- [Task details]:
Locate each line with the string "diagram" in the listing below and copy it.

- [Records for processing]:
⟨
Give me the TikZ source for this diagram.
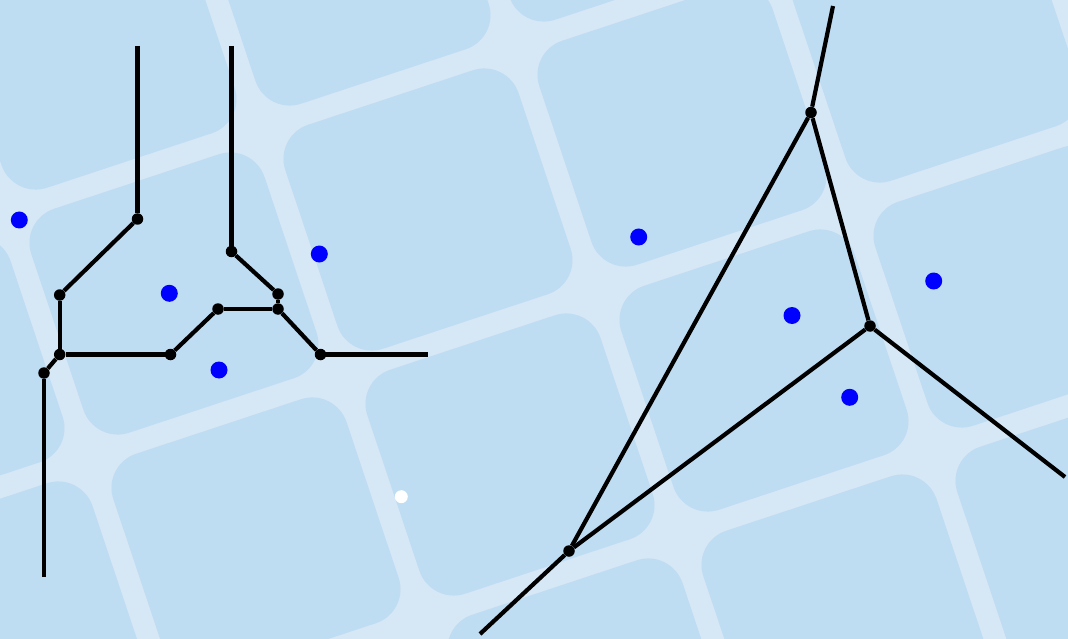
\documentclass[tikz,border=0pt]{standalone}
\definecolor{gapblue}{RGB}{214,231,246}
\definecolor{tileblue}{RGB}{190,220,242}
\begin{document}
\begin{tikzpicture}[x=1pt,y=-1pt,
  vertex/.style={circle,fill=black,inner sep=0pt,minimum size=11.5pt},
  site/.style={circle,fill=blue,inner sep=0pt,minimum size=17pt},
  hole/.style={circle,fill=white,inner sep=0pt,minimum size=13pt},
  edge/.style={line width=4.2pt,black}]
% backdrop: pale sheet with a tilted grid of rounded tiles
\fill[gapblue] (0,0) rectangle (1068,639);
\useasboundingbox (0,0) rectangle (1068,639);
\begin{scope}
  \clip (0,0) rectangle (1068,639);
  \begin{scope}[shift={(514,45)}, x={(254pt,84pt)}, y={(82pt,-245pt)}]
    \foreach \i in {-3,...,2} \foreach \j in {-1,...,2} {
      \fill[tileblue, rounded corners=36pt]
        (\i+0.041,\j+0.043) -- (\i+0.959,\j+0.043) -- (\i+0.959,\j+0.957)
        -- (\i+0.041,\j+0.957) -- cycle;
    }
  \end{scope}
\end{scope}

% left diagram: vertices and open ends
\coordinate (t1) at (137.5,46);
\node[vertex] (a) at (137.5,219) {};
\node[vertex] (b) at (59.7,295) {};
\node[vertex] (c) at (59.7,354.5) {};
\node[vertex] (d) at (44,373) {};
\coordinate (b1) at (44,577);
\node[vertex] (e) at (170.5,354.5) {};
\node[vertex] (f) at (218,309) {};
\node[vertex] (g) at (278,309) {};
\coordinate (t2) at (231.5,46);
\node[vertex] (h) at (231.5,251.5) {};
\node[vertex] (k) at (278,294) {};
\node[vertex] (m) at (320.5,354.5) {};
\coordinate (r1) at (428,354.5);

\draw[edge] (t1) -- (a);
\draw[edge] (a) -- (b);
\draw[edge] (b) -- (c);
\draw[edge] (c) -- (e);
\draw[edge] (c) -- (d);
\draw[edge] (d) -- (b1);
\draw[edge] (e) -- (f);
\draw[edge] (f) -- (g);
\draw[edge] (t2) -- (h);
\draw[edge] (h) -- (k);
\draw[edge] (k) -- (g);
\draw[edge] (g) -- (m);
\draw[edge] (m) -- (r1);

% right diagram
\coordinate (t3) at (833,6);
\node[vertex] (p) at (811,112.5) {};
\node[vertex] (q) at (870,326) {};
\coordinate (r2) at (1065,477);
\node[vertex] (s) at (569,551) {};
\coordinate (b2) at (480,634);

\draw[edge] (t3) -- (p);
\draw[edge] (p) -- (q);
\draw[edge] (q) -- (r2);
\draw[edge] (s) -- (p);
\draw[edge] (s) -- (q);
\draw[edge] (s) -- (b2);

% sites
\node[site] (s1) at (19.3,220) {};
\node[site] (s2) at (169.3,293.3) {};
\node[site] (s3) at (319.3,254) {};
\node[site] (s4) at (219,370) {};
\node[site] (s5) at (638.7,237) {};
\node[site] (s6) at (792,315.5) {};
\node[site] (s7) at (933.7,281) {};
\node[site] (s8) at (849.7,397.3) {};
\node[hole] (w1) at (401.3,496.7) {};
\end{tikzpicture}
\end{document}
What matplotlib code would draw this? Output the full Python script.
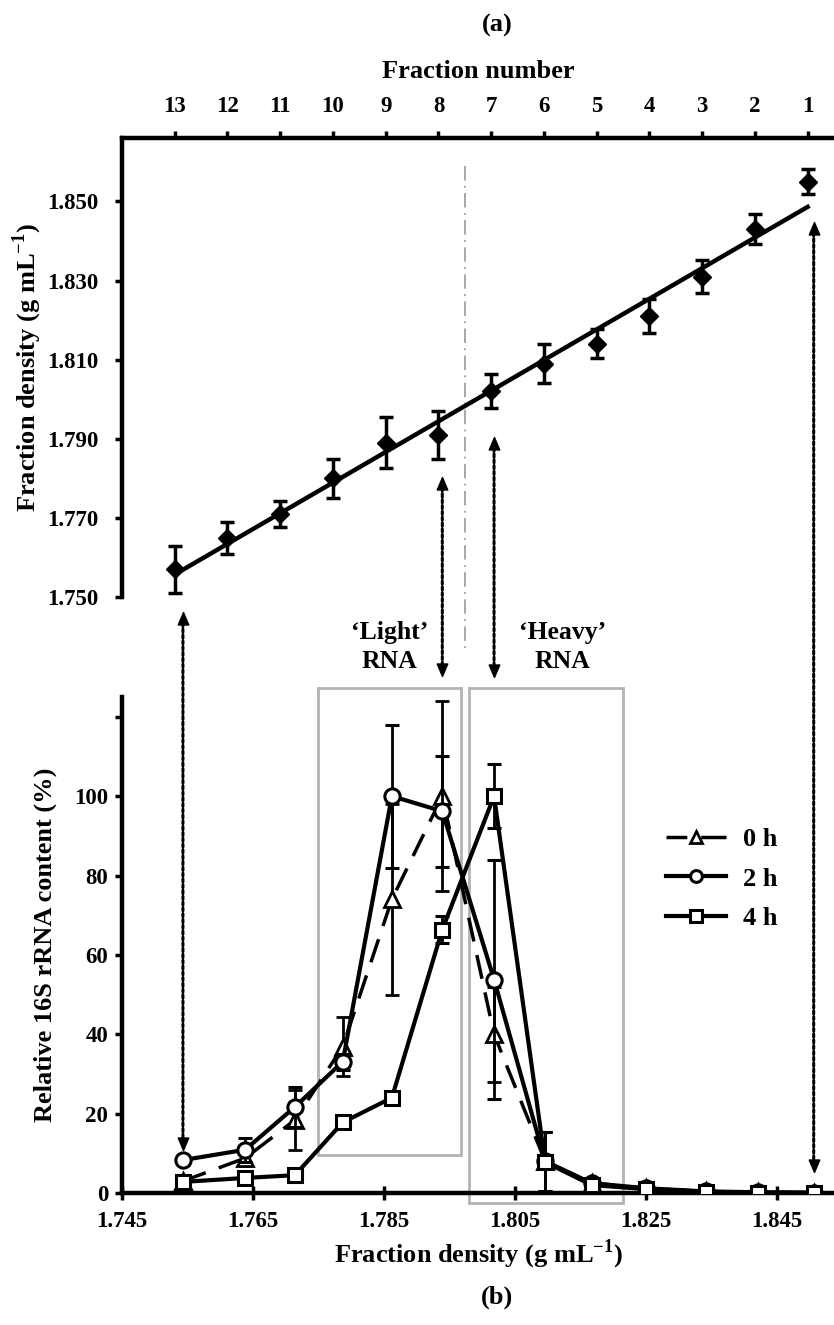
⟩
- [Worked solution]:
Give me the TikZ source for this diagram.
% left diagram: vertices and open ends
% right diagram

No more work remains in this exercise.